Published 07 August, 2020

Looking Beyond Working Hours (5 minutes read)

“All work and no play makes Jack a dull boy”. All of us have heard of this popular proverb. But we never pondered about how it came around to existence. Though the internet has no answers on its origin, we have a pretty good guess. In the 17th century, Jack, a country boy, was the epitome of inspiration for all, as he always gave his 100% in his work life. To put it in a nutshell, he was a workaholic. But, people around him didn’t enjoy talking to him because he had no time for any other activities other than his work. They found him boring. Later, the country people decided to give Jack a piece of their mind so that he doesn’t forget to have fun once in a while. Hence, it was a happy ending after all.

This story might be hypothetical, but the crux is based on reality. Here we are in the 21st century, and we are surrounded by many Jacks. In fact, chances are that the person reading this blog is one of them. Either by our own choice or by work pressure, we are forced to spend most of our time in our working place or working at home. Moreover, we tend to confuse our work personality with our real personality. The main reason that adds up to this confusion is the large number of hours that we end up giving to our professional lives.

Since the unprecedented situation of Covid-19, people are finding it harder to maintain work life balance. With work from home the only solution left to carry on work, many people are ending up working more hours than they did while working from office. There is an evident glide of professional lives into personal lives. Many employees observed that they feel guilty while spending time away from their screens even when they have to take food breaks or tend to necessary household chores.

Even before the Covid situation, employees all over the globe strongly felt that their social life is compromised due to the amount of time they spend at their workplace.  Hence, they have started to be demanding to become like Jack at the end of the story, and not at the beginning.  A few countries have taken this hint, and succeeded. For example- New Zealand believes that Working hard is important, but so is making good use of time outside work. The employees have the best work life balance in the world which makes it a solid example to follow.

When it comes to India, one can say that a seed has been planted, but will take it’s own sweet time to grow or will it be nipped in the bud remains to be seen. On one hand, big companies like Philips which allows its employees to work from home if they don’t find a parking space, Future Group, provides their employees flexibility with regard to traffic to encourage work life balance, PwC takes the approach of an employee friendly location to make it easy for their employees, and SAP labs in Bangalore doesn’t monitor entry and exit time of their employees. But on the other side of the spectrum, many companies still believe in the traditional working hours as they relate it directly with increased productivity and organisational success. A fundamental shift which the Indian workforce is struggling with stems from an inherent trust deficit i.e. “If I cant see you working , I don’t really know if you are"

In 2019, an article stated that the “996” work culture in China (9 am-9 pm for six days a week) was being appreciated, and was ultimately adopted by many Indian companies.

But research finds that productivity per hour declines sharply when a person works more than 50 hours a week.

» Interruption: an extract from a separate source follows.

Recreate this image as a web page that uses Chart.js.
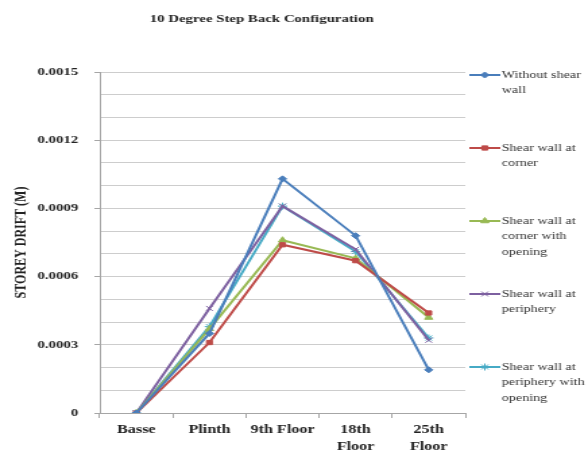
<!DOCTYPE html>
<html>
<head>
<meta charset="utf-8">
<title>10 Degree Step Back Configuration</title>
<script src="https://cdn.jsdelivr.net/npm/chart.js@4/dist/chart.umd.min.js"></script>
<style>
  html, body { margin: 0; padding: 0; background: #fff; overflow: hidden; }
  /* the drawing is laid out on a narrower canvas and widened to 588px */
  #wrap { position: absolute; left: 0; top: 0; width: 436px; height: 463px;
          transform: scaleX(1.3486); transform-origin: 0 0; }
  canvas { display: block; }
</style>
</head>
<body>
<div id="wrap"><canvas id="drift" width="436" height="463"></canvas></div>
<script>
// ---- data ----
const categories = [['Basse'], ['Plinth'], ['9th Floor'], ['18th', 'Floor'], ['25th', 'Floor']];
const seriesNames = [
  'Without shear wall',
  'Shear wall at corner',
  'Shear wall at corner with opening',
  'Shear wall at periphery',
  'Shear wall at periphery with opening'
];
const withoutShearWall       = [0, 0.00035, 0.00103, 0.00078, 0.00019];
const wallAtCorner           = [0, 0.00031, 0.00074, 0.00067, 0.00044];
const wallAtCornerOpening    = [0, 0.00037, 0.00076, 0.00068, 0.00042];
const wallAtPeriphery        = [0, 0.00046, 0.00091, 0.00072, 0.00032];
const wallAtPeripheryOpening = [0, 0.00038, 0.00091, 0.00071, 0.00033];
const yTickLabels = ['0', '0.0003', '0.0006', '0.0009', '0.0012', '0.0015'];

const serif = '"Liberation Serif", "Times New Roman", serif';
const textColor = '#222';
const axisGray = '#A6A6A6';

const styles = [
  { color: '#4A7EBB', point: 'rectRot',  radius: 3 },
  { color: '#BE4B48', point: 'rect',     radius: 3 },
  { color: '#98B954', point: 'triangle', radius: 3.5 },
  { color: '#7D60A0', point: 'crossRot', radius: 3.5 },
  { color: '#46AAC5', point: 'star',     radius: 3.5 }
];
const seriesValues = [withoutShearWall, wallAtCorner, wallAtCornerOpening, wallAtPeriphery, wallAtPeripheryOpening];

const datasets = seriesValues.map((vals, i) => ({
  label: seriesNames[i],
  data: vals,
  borderColor: styles[i].color,
  backgroundColor: styles[i].color,
  borderWidth: 2,
  pointStyle: styles[i].point,
  pointRadius: styles[i].radius,
  pointBorderWidth: 1,
  pointBorderColor: styles[i].color,
  pointBackgroundColor: styles[i].color,
  tension: 0,
  fill: false
}));

// heading over the plot
const heading = {
  id: 'heading',
  afterDraw(chart) {
    const ctx = chart.ctx;
    ctx.save();
    ctx.font = 'bold 11px ' + serif;
    ctx.fillStyle = textColor;
    ctx.textAlign = 'center';
    ctx.textBaseline = 'middle';
    ctx.fillText('10 Degree Step Back Configuration', 194, 19);
    ctx.restore();
  }
};

// wrapped legend in the right margin
const sideLegend = {
  id: 'sideLegend',
  afterDraw(chart) {
    const ctx = chart.ctx;
    const x0 = 348, x1 = 371, textX = 372, maxW = 66, lineH = 15.5;
    ctx.save();
    ctx.font = '10.5px ' + serif;
    chart.data.datasets.forEach((ds, i) => {
      const y = 75 + i * 73;
      ctx.strokeStyle = ds.borderColor;
      ctx.lineWidth = 2;
      ctx.beginPath();
      ctx.moveTo(x0, y);
      ctx.lineTo(x1, y);
      ctx.stroke();
      ctx.fillStyle = ds.pointBackgroundColor;
      ctx.strokeStyle = ds.pointBorderColor;
      ctx.lineWidth = 1;
      Chart.helpers.drawPoint(ctx, { pointStyle: ds.pointStyle, radius: ds.pointRadius, rotation: 0, borderWidth: 1 }, (x0 + x1) / 2, y);
      // word wrap
      const words = ds.label.split(' ');
      const lines = [];
      let cur = '';
      words.forEach(w => {
        const t = cur ? cur + ' ' + w : w;
        if (ctx.measureText(t).width > maxW && cur) { lines.push(cur); cur = w; }
        else cur = t;
      });
      if (cur) lines.push(cur);
      ctx.fillStyle = '#333';
      ctx.textAlign = 'left';
      ctx.textBaseline = 'middle';
      lines.forEach((ln, k) => ctx.fillText(ln, textX, y + k * lineH));
    });
    ctx.restore();
  }
};

new Chart(document.getElementById('drift'), {
  type: 'line',
  data: { labels: categories, datasets },
  options: {
    responsive: false,
    animation: false,
    devicePixelRatio: 1,
    layout: { padding: { left: 0, right: 91, top: 72, bottom: 0 } },
    plugins: {
      legend: { display: false },
      title: { display: false },
      tooltip: { enabled: false }
    },
    scales: {
      x: {
        type: 'category',
        offset: true,
        grid: { offset: true, drawOnChartArea: false, drawTicks: true, tickLength: 5, color: axisGray },
        border: { display: true, color: axisGray, width: 1 },
        ticks: {
          color: textColor,
          padding: 4,
          maxRotation: 0,
          autoSkip: false,
          font: { family: serif, size: 12, weight: 'bold', lineHeight: 1.4 }
        },
        afterFit(scale) { scale.height = 50; }
      },
      y: {
        min: 0,
        max: 0.0015,
        grid: {
          color: '#CDCDCD',
          lineWidth: 1,
          tickLength: 4,
          tickColor: ctx => (ctx.index % 3 === 0 ? axisGray : 'rgba(0,0,0,0)')
        },
        border: { display: true, color: axisGray, width: 1 },
        ticks: {
          stepSize: 0.0001,
          autoSkip: false,
          padding: 12,
          color: textColor,
          font: { family: serif, size: 11, weight: 'bold' },
          callback: (value, index) => (index % 3 === 0 ? yTickLabels[index / 3] : '')
        },
        title: {
          display: true,
          text: 'STOREY DRIFT (M)',
          color: textColor,
          padding: { top: 9, bottom: 0 },
          font: { family: serif, size: 12, weight: 'bold' }
        },
        afterFit(scale) { scale.width = 74; }
      }
    }
  },
  plugins: [heading, sideLegend]
});
</script>
</body>
</html>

Relating productivity to only the number of hours is as bad as blaming the family members of a cricketer when he or she isn’t able to perform well in a match. Not only is it a flawed lens to use while judging performance , but it also increases the anxiety levels of employees hence impacting their ability to perform the job in hand.

Thus, the emphasis should be on the tasks performed during the day and not on the hours given by an employee. An employee working late might be less competent than an employee leaving for home early. This is because everyone works at their own pace and space, and it is an employer’s job to recognise that

Always remember, “A Happy and Motivated Employee is a Productive Employee”.